Today is May Day. For many people it’s International Workers’ Day, but it’s also the ancient spring festival of Bealtaine, celebrated during my childhood as the beginning of an entire month dedicated to Mary. And even though I’m living in the southern hemisphere these days, and we’re in the second month of autumn, old habits die hard.

In primary school, we used to have May altars in the classroom and in our houses. My great friend Steph remembers her particular school tradition:

We had a procession into the convent garden and each class put a bunch of flowers at the foot of the statue. Everyone brought in flowers, which were put together to make a bunch. One person from each class was the chosen one to lay the bunch at the feet of Mary. I loved it! My friend Finny and I would go down the bog at the back of our house picking wild irises early in the morning. And we sang Bring Flowers of the Rarest, Queen of the May to our heart’s content. (Stephanie Burton 1 May 2021)

My mum was never overly enamoured with May altars so I had to have mine in my bedroom.
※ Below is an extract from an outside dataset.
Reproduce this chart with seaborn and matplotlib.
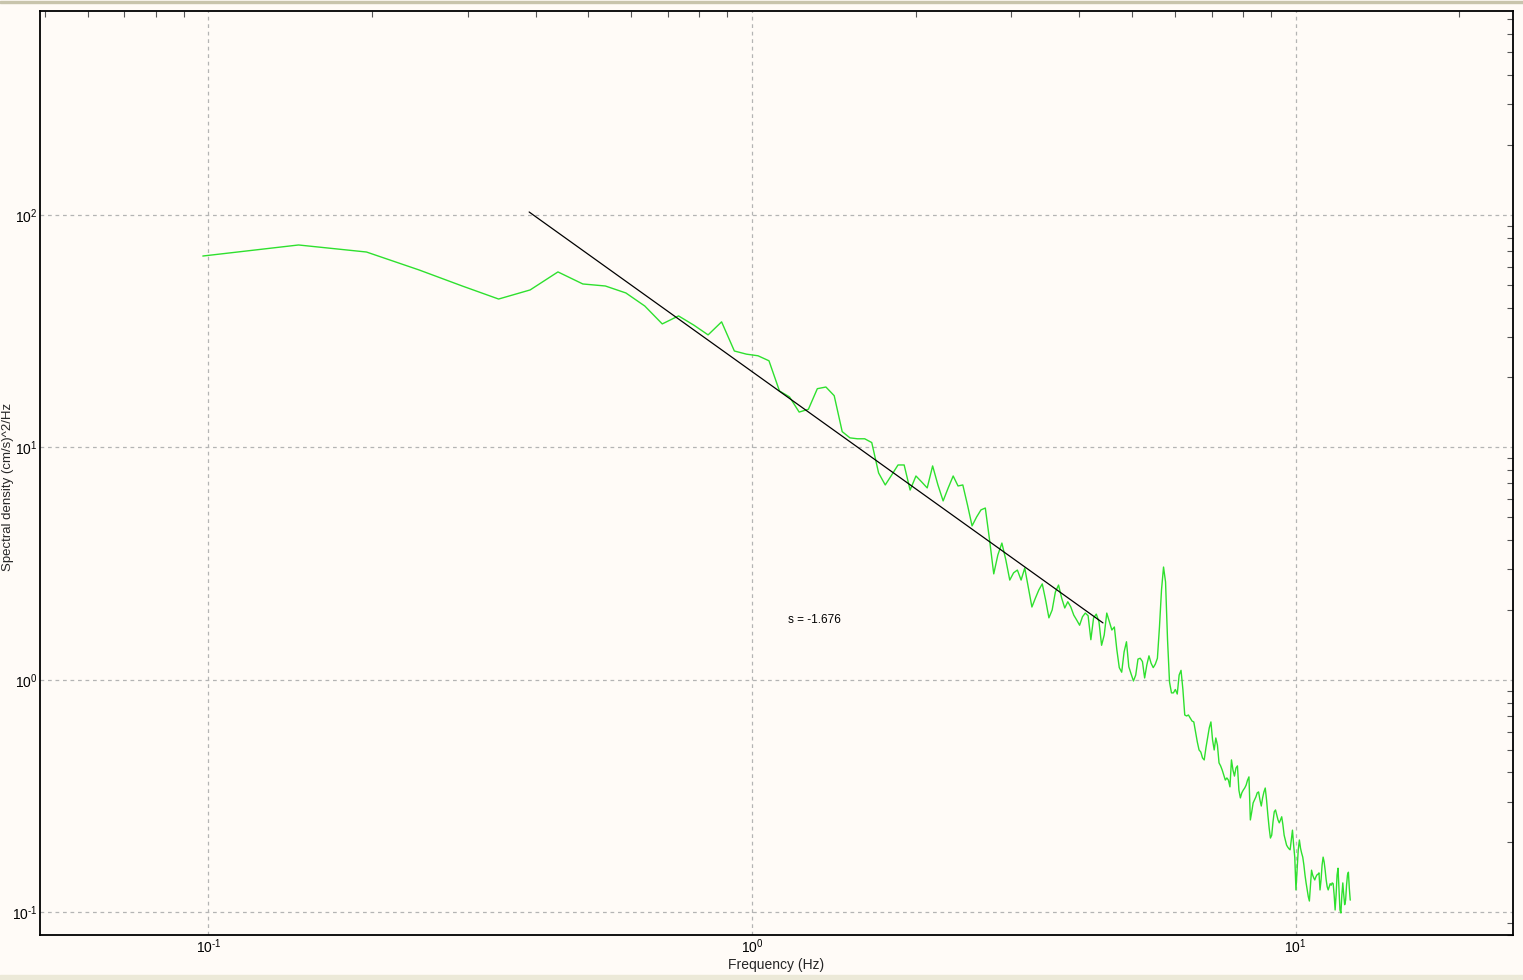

I had a statue of the Virgin Mary and I surrounded her with tiny vases of flowers filched from my dad’s garden or from the fields around our house.

These days, I don’t have a May altar but I do put flowers on the threshold early on May Day. This morning, I was the first one up in the house, and went barefoot to the back garden at dawn where I cut some petunias and sprigs of jasmine leaf. I don’t think being barefoot is mandatory, but it was such a beautiful morning it seemed a shame not to. Then I placed the flowers carefully on the threshold for love, luck and good health for all in the house. According to legend, witches and fairies are unusually active at this time of the year (Evans 1957:272). Thankfully, they can’t cross a threshold strewn with flowers, so that’s an added safety measure put in place!

Flowers are a common custom recorded in Irish folklore for the first day of May, described by Kevin Danaher:

Perhaps the commonest custom of all, examples of which might be cited for every county in Ireland, was the picking and bringing home of fresh flowers… Usually these were gathered before dusk on May Eve by the children, although in many places the tradition lingers that they should be picked before dawn on May Day. The children usually made ‘posies’ of the flowers, small bouquets, which they hung up in the house or laid on the doorsteps or window-sills or hung over the door. (Danaher 1972:88)

References
Danaher, K. 1972 The Year in Ireland: Irish Calendar Customs. Cork: The Mercier Press.
Evans, E.E. 1957 Irish Folk Ways. London: Routledge and Kegan Paul.